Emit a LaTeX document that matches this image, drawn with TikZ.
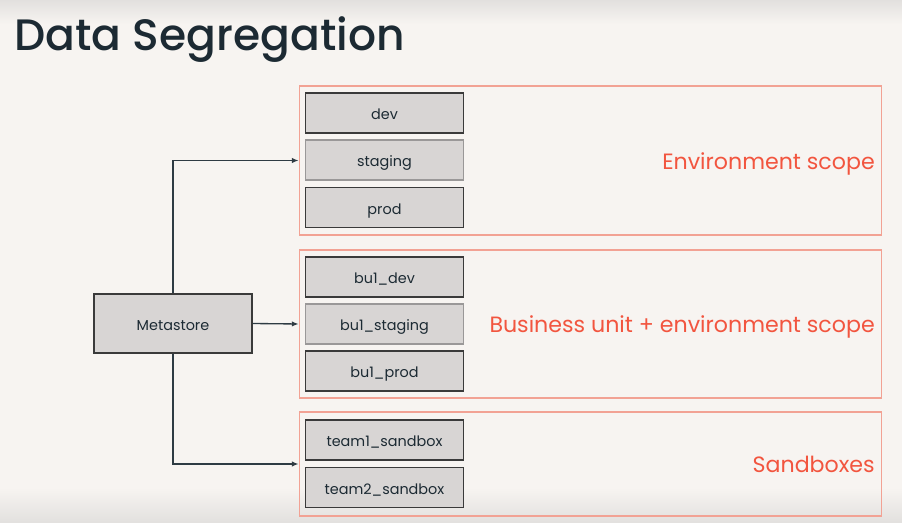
\documentclass[tikz,border=0pt]{standalone}
\usepackage{fontspec}
\setmainfont{Poppins}
\newfontfamily\headfont{Poppins Medium}
\usetikzlibrary{arrows.meta}
\definecolor{pagebg}{HTML}{F7F4F1}
\definecolor{edgeshade}{HTML}{E2E0DE}
\definecolor{ink}{HTML}{1C2A33}
\definecolor{boxfill}{HTML}{D8D5D4}
\definecolor{boxline}{HTML}{3A3A3A}
\definecolor{softline}{HTML}{9A9898}
\definecolor{frameline}{HTML}{F2A294}
\definecolor{scopered}{HTML}{F2553F}
\definecolor{wire}{HTML}{2E3B43}
\tikzset{
  dbbox/.style={draw=boxline, line width=0.9pt, fill=boxfill, text=ink,
    minimum width=118.5pt, minimum height=30pt, inner sep=0pt,
    text height=10.8pt, text depth=1pt,
    font=\fontsize{10.8pt}{13pt}\selectfont},
  softbox/.style={dbbox, draw=softline},
  scopeframe/.style={draw=frameline, line width=0.8pt, inner sep=0pt, minimum width=437pt},
  scopelabel/.style={text=scopered, anchor=base east, inner sep=0pt,
    font=\fontsize{16.6pt}{20pt}\selectfont},
  link/.style={draw=wire, line width=1pt, -{Latex[length=5pt,width=4pt]}}
}
\begin{document}
\begin{tikzpicture}[x=0.75pt,y=-0.75pt]
  % page background with soft top and bottom shading
  \fill[pagebg] (0,0) rectangle (902,523);
  \shade[top color=edgeshade, bottom color=pagebg] (0,0) rectangle (902,24);
  \shade[top color=pagebg, bottom color=edgeshade] (0,488) rectangle (902,523);
  \useasboundingbox (0,0) rectangle (902,523);

  % title
  \node[anchor=base west, inner sep=0pt, text=ink,
        font=\headfont\fontsize{33pt}{38pt}\selectfont] (title) at (14,51) {Data Segregation};

  % scope frames
  \node[scopeframe, minimum height=111.75pt] (envframe) at (590.5,160.5) {};
  \node[scopeframe, minimum height=111pt] (bizframe) at (590.5,324) {};
  \node[scopeframe, minimum height=78pt] (sandframe) at (590.5,464) {};

  % scope labels
  \node[scopelabel] (envlabel) at (875,170) {Environment scope};
  \node[scopelabel] (bizlabel) at (875,333) {Business unit + environment scope};
  \node[scopelabel] (sandlabel) at (875,472.5) {Sandboxes};

  % catalogs
  \node[dbbox] (dev) at (384.5,113) {dev};
  \node[softbox] (staging) at (384.5,160) {staging};
  \node[dbbox] (prod) at (384.5,207.5) {prod};
  \node[dbbox] (budev) at (384.5,277) {bu1\_dev};
  \node[softbox] (bustaging) at (384.5,324) {bu1\_staging};
  \node[dbbox] (buprod) at (384.5,371) {bu1\_prod};
  \node[dbbox] (team1) at (384.5,440) {team1\_sandbox};
  \node[dbbox] (team2) at (384.5,487.5) {team2\_sandbox};

  % metastore
  \node[dbbox, minimum height=44.25pt] (meta) at (173,323.5) {Metastore};

  % connectors
  \draw[link] (meta.north) |- (envframe.west);
  \draw[link] (meta.east) -- (bizframe.west);
  \draw[link] (meta.south) |- (sandframe.west);
\end{tikzpicture}
\end{document}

- [REQUIREMENTS]: Give the number of lines above that hold the word "with", and nothing more.

- [EXERCISE SOLUTION]: 2